Information shown:
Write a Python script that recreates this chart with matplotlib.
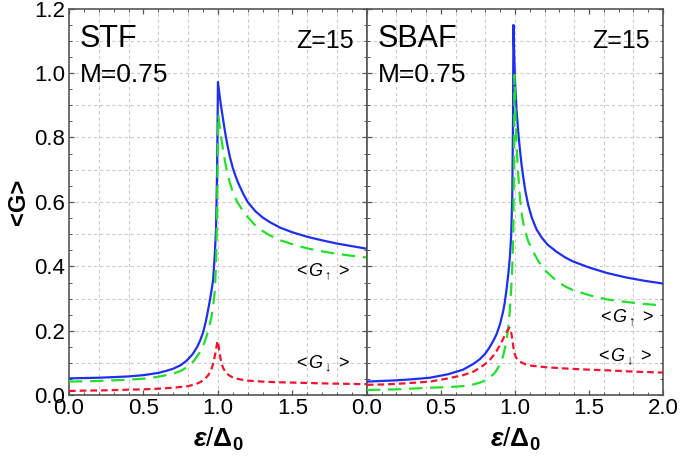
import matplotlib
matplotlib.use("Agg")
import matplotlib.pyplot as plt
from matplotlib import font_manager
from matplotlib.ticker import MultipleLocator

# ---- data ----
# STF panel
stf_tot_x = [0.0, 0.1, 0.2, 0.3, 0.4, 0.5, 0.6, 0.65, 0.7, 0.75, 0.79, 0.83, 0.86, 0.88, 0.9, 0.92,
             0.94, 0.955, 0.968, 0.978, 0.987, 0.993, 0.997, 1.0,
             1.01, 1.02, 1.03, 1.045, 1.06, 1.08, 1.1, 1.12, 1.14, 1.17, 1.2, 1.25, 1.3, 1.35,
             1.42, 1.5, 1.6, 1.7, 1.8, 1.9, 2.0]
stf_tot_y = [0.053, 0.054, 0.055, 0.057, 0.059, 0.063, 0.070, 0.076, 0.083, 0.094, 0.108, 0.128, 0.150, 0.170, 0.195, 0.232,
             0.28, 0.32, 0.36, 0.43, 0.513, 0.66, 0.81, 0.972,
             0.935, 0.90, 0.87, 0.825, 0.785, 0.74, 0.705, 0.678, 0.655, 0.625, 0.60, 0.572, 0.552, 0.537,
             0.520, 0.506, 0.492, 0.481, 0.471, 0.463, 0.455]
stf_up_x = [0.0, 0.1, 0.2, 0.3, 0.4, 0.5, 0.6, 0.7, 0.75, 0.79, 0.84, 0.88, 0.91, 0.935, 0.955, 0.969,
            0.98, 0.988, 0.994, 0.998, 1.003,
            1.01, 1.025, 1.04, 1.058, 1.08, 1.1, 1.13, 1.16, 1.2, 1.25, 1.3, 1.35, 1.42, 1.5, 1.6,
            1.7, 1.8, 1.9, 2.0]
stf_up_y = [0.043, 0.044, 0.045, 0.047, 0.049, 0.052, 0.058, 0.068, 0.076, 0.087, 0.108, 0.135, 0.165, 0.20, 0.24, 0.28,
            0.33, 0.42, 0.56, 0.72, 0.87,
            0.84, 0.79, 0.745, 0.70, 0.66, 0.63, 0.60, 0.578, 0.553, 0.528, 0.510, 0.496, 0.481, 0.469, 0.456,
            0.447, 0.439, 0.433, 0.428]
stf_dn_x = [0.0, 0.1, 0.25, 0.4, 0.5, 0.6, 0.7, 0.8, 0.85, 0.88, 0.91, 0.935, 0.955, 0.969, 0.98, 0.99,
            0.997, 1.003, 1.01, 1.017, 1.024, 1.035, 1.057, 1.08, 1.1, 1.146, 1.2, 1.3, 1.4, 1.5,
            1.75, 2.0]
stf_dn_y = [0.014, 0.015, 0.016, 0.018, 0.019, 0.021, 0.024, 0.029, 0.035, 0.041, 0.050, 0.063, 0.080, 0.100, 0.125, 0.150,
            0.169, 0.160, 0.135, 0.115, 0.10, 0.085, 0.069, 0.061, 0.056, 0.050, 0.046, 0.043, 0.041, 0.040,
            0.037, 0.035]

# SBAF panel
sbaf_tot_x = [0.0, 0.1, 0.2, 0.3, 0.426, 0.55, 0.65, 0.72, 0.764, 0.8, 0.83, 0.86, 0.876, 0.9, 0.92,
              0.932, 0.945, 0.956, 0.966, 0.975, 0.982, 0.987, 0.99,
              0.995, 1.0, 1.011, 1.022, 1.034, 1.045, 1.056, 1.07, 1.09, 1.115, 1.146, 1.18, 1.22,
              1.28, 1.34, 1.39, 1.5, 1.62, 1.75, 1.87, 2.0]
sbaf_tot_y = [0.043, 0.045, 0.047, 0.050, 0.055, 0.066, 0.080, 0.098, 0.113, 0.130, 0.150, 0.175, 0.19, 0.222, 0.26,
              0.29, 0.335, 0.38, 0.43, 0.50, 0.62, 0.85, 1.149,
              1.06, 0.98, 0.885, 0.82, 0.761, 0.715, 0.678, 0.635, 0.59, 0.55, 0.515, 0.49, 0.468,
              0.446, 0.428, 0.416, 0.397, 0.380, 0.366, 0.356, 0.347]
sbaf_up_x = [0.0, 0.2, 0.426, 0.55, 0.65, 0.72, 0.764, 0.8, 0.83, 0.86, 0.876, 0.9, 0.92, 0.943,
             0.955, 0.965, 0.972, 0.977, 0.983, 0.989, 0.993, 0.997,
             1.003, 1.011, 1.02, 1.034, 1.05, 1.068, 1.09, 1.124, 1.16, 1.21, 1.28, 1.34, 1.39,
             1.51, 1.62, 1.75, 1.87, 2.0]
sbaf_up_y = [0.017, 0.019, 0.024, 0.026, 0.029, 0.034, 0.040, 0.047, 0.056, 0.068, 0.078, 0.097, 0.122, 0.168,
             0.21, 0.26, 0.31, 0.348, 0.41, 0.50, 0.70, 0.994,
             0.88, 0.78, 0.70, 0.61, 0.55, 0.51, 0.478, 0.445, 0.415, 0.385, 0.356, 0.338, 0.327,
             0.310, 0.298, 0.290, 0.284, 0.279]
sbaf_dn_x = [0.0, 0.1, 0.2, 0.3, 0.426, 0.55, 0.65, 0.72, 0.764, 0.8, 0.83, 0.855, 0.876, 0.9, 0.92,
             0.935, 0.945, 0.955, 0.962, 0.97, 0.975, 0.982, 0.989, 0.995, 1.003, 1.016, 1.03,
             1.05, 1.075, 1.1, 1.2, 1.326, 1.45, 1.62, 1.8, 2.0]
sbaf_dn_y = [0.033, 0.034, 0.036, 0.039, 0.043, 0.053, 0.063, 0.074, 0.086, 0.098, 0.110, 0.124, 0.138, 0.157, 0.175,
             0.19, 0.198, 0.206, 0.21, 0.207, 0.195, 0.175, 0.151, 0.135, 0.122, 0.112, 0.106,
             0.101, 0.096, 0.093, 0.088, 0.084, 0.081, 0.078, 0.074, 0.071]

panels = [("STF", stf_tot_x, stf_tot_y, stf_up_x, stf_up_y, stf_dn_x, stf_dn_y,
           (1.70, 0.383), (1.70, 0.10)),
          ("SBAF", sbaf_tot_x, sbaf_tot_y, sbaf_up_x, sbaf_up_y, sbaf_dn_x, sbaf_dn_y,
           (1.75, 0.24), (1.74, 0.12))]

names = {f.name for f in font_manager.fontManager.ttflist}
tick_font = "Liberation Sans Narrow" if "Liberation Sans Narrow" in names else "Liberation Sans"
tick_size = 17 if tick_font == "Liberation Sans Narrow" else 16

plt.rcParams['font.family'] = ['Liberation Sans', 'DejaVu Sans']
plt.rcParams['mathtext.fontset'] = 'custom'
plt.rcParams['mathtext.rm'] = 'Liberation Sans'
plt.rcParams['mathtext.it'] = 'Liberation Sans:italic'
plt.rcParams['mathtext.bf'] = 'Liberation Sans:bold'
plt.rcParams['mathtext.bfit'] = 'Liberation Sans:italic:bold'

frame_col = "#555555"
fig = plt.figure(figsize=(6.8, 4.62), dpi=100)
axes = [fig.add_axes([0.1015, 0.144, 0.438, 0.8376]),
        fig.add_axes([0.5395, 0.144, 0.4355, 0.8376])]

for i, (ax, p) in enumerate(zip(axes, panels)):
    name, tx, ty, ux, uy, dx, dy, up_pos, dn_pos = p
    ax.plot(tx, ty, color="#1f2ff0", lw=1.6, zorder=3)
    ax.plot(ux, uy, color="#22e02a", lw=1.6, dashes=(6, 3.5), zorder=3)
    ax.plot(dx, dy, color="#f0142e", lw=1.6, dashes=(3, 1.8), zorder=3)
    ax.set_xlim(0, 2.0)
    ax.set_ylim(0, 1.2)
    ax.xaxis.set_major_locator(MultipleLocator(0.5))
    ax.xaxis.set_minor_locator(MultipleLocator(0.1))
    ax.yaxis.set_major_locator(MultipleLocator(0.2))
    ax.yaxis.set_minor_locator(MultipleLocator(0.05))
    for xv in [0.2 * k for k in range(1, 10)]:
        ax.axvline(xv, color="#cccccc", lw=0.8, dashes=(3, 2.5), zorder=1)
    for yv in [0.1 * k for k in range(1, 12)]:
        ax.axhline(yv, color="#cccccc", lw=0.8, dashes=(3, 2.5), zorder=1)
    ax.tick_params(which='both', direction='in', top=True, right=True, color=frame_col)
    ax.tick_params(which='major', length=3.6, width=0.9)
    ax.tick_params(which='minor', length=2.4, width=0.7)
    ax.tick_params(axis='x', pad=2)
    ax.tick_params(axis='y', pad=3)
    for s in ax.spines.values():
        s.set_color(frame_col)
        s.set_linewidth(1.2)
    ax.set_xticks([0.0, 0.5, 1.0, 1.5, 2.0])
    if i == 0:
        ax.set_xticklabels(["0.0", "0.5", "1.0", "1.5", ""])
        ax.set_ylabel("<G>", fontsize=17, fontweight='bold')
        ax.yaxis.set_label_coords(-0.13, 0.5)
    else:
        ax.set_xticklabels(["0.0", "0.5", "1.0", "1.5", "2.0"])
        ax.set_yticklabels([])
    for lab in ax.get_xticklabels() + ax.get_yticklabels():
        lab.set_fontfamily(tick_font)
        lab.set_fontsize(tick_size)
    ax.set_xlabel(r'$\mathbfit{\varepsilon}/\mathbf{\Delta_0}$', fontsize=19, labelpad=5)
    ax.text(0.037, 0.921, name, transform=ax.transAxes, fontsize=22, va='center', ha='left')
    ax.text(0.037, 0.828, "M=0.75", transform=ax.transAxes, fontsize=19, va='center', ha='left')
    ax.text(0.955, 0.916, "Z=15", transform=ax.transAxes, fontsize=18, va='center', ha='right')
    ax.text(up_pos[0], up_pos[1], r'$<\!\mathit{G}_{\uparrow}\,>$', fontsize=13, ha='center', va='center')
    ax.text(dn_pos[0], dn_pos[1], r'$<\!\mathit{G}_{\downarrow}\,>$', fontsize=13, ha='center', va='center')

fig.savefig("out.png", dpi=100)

Request:
Repeat the lines of the listing above verbatim, beginning at its first line and ending at the line containing "0.037, 0.035]", which is included. Omit pictures.

Response for this exercise:
Write a Python script that recreates this chart with matplotlib.
import matplotlib
matplotlib.use("Agg")
import matplotlib.pyplot as plt
from matplotlib import font_manager
from matplotlib.ticker import MultipleLocator

# ---- data ----
# STF panel
stf_tot_x = [0.0, 0.1, 0.2, 0.3, 0.4, 0.5, 0.6, 0.65, 0.7, 0.75, 0.79, 0.83, 0.86, 0.88, 0.9, 0.92,
             0.94, 0.955, 0.968, 0.978, 0.987, 0.993, 0.997, 1.0,
             1.01, 1.02, 1.03, 1.045, 1.06, 1.08, 1.1, 1.12, 1.14, 1.17, 1.2, 1.25, 1.3, 1.35,
             1.42, 1.5, 1.6, 1.7, 1.8, 1.9, 2.0]
stf_tot_y = [0.053, 0.054, 0.055, 0.057, 0.059, 0.063, 0.070, 0.076, 0.083, 0.094, 0.108, 0.128, 0.150, 0.170, 0.195, 0.232,
             0.28, 0.32, 0.36, 0.43, 0.513, 0.66, 0.81, 0.972,
             0.935, 0.90, 0.87, 0.825, 0.785, 0.74, 0.705, 0.678, 0.655, 0.625, 0.60, 0.572, 0.552, 0.537,
             0.520, 0.506, 0.492, 0.481, 0.471, 0.463, 0.455]
stf_up_x = [0.0, 0.1, 0.2, 0.3, 0.4, 0.5, 0.6, 0.7, 0.75, 0.79, 0.84, 0.88, 0.91, 0.935, 0.955, 0.969,
            0.98, 0.988, 0.994, 0.998, 1.003,
            1.01, 1.025, 1.04, 1.058, 1.08, 1.1, 1.13, 1.16, 1.2, 1.25, 1.3, 1.35, 1.42, 1.5, 1.6,
            1.7, 1.8, 1.9, 2.0]
stf_up_y = [0.043, 0.044, 0.045, 0.047, 0.049, 0.052, 0.058, 0.068, 0.076, 0.087, 0.108, 0.135, 0.165, 0.20, 0.24, 0.28,
            0.33, 0.42, 0.56, 0.72, 0.87,
            0.84, 0.79, 0.745, 0.70, 0.66, 0.63, 0.60, 0.578, 0.553, 0.528, 0.510, 0.496, 0.481, 0.469, 0.456,
            0.447, 0.439, 0.433, 0.428]
stf_dn_x = [0.0, 0.1, 0.25, 0.4, 0.5, 0.6, 0.7, 0.8, 0.85, 0.88, 0.91, 0.935, 0.955, 0.969, 0.98, 0.99,
            0.997, 1.003, 1.01, 1.017, 1.024, 1.035, 1.057, 1.08, 1.1, 1.146, 1.2, 1.3, 1.4, 1.5,
            1.75, 2.0]
stf_dn_y = [0.014, 0.015, 0.016, 0.018, 0.019, 0.021, 0.024, 0.029, 0.035, 0.041, 0.050, 0.063, 0.080, 0.100, 0.125, 0.150,
            0.169, 0.160, 0.135, 0.115, 0.10, 0.085, 0.069, 0.061, 0.056, 0.050, 0.046, 0.043, 0.041, 0.040,
            0.037, 0.035]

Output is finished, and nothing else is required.